反グローバリズムで国家を優先するはずが国内の分断を招いて国家を弱体化させる恐れ
フーテン老人世直し録(276)
睦月某日
英国のメイ首相は17日、移民の流入を制限する国境管理の権限を回復し、EUの単一市場から脱退する方針を明らかにした。「反移民」と「反EU」を主張する米国のトランプ次期大統領の誕生が英国にEUとの経済関係より移民制限の権利回復を優先させたと考えられる。
最大野党の労働党は「英国民の雇用や生活水準にとって脅威になる」と批判し、EUとの関係を重視するスコットランド民族党は「我々をEUから連れ出すことは許されていない」と反発し、独立を問う住民投票を行う構えを見せているが、演説前まで下落していた通貨ポンドは上昇に転じた。
米国メディアによると、まもなく就任式を迎えるトランプ次期大統領の支持率は40%程度で、過去40年間の歴代大統領の就任時の支持率の最低を記録し、またトランプ氏の言動を批判して就任式を欠席する民主党議員も50人を超え、就任式が行われるワシントンでは抗議活動も予定されているという。
大統領就任式は国民から選ばれた大統領が「権威」を身にまとうための儀式だが、今年ばかりは米国の「分断」を印象づける儀式になりかねない。それと同じように英国のEU離脱も英国内の「分断」とひいては欧州全体の「分断」を呼び起こし、世界が新たな構造の時代に突入することを否応なく考えさせる。
冷戦の崩壊時から米国政治をウォッチしてきたフーテンにとって、この変化は世界の一極支配を目指した米国の戦略が世界各地で行き詰まり、そこから生まれた混乱が世界を覆い、その中での「もがき」が英国のEU離脱やトランプ次期大統領の誕生となって現れたと思う。
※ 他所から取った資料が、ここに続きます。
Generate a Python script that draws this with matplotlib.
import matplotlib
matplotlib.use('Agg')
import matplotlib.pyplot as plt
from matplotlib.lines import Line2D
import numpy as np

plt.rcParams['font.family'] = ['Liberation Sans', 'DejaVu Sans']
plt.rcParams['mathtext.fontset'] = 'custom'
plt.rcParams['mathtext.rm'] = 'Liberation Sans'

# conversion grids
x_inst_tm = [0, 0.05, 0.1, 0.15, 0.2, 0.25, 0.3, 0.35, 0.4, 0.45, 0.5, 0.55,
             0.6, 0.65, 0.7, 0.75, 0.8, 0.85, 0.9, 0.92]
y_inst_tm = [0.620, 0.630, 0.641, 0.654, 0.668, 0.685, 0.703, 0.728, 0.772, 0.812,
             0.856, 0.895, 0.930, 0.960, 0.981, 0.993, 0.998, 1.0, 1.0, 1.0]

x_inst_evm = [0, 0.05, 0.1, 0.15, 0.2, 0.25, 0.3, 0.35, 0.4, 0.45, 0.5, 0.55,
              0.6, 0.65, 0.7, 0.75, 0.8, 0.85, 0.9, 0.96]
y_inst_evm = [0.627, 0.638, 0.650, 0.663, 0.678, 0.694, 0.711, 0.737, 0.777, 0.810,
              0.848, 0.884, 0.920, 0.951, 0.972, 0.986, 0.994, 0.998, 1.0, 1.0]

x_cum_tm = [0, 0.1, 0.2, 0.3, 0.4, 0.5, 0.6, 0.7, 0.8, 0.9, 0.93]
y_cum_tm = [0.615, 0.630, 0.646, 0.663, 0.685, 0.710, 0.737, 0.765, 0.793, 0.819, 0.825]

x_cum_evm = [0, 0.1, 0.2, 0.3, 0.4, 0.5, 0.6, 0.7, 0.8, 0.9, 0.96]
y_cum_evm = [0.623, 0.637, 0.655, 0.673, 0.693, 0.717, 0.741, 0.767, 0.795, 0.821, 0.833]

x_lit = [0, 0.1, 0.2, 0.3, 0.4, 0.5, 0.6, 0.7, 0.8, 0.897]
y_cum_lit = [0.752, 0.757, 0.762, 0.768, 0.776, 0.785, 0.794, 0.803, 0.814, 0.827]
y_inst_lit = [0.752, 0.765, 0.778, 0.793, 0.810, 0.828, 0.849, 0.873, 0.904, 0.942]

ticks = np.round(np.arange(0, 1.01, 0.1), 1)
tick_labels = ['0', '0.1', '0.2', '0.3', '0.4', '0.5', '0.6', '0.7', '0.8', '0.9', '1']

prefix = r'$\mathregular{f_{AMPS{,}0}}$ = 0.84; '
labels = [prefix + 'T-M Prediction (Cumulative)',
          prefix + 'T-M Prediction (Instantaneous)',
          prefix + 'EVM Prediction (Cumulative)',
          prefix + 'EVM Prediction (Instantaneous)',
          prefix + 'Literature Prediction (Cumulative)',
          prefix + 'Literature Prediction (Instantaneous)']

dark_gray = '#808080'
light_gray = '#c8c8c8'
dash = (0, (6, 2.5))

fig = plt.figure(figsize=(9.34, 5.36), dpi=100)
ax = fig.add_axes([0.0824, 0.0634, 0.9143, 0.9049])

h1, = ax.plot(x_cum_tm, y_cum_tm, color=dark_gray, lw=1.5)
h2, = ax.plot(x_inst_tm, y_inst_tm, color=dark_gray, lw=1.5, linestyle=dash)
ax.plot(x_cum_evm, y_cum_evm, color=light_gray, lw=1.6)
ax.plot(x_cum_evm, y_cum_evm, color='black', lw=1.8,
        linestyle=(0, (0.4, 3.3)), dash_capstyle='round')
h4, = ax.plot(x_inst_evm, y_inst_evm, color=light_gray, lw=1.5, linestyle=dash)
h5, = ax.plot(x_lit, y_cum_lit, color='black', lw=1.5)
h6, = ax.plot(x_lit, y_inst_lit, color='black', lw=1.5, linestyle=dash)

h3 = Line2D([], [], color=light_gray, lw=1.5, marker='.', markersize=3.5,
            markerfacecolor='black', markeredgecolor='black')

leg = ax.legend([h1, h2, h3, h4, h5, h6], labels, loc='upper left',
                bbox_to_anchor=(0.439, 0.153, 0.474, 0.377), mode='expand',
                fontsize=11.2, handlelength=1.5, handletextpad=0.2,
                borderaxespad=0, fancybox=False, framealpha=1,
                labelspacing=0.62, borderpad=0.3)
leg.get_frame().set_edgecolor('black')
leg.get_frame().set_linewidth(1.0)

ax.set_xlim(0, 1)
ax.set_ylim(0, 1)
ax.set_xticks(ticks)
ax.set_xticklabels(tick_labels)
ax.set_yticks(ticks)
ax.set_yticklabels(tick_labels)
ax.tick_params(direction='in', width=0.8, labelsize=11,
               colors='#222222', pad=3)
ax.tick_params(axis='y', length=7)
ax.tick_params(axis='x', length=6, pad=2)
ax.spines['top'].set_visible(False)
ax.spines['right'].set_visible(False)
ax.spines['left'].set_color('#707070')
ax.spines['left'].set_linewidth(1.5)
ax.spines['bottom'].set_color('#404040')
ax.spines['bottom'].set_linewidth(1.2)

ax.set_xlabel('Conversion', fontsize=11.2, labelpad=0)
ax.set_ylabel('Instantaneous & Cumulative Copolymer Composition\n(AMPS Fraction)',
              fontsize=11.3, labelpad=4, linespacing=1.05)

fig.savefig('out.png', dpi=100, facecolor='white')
フーテンにとって最も鮮烈に冷戦後の米国の戦略を印象づけたのは「国防計画指針(DPG)」呼ばれる機密文書であった。ブッシュ(父)政権時代に国防総省がソ連崩壊後の国際社会で米国は何を目指すかの「指針」を示すため作成した。それは機密文書であるから公にされるはずはなかったが、なぜか1992年にワシントン・ポスト紙にリークされ、フーテンも知ることが出来た。
そこには世界のいかなる地域においても米国に対抗できる国家の出現を許さず、米国だけがグローバル・パワーとしての地位を維持すると書かれてある。米国だけが国際秩序を作り、その秩序の下で他の国は「正当な利益」を得ることが出来るが、何が「正当な利益」かを決めるのは米国である。
そして他の国が地域でのリーダーシップを握って米国に挑戦するのを防ぐため、米国は軍事的・経済的・外交的なメカニズムを構築するとして、ロシアに対しては武装解除と核兵器の減少を進め、東欧地域における覇権的な地位の回復を阻止するとしている。
欧州に対してはNATOを安全保障の基盤とし、欧州諸国が欧州だけの安全保障システムを作ることを許さない。アジアでは日本がより大きな地域的役割を担うことを阻止し、米国が優越的な軍事力を維持し続ける方針を示す。
そして問題は米国の潜在的な敵性国としてロシア、中国だけでなく、同盟国である日本とドイツが挙げられていることだ。冷戦が始まった当初、日本とドイツは「反共の防波堤」として米国が経済復興に力を入れたが、日独共に経済成長を成し遂げて米国経済を脅かす存在になった。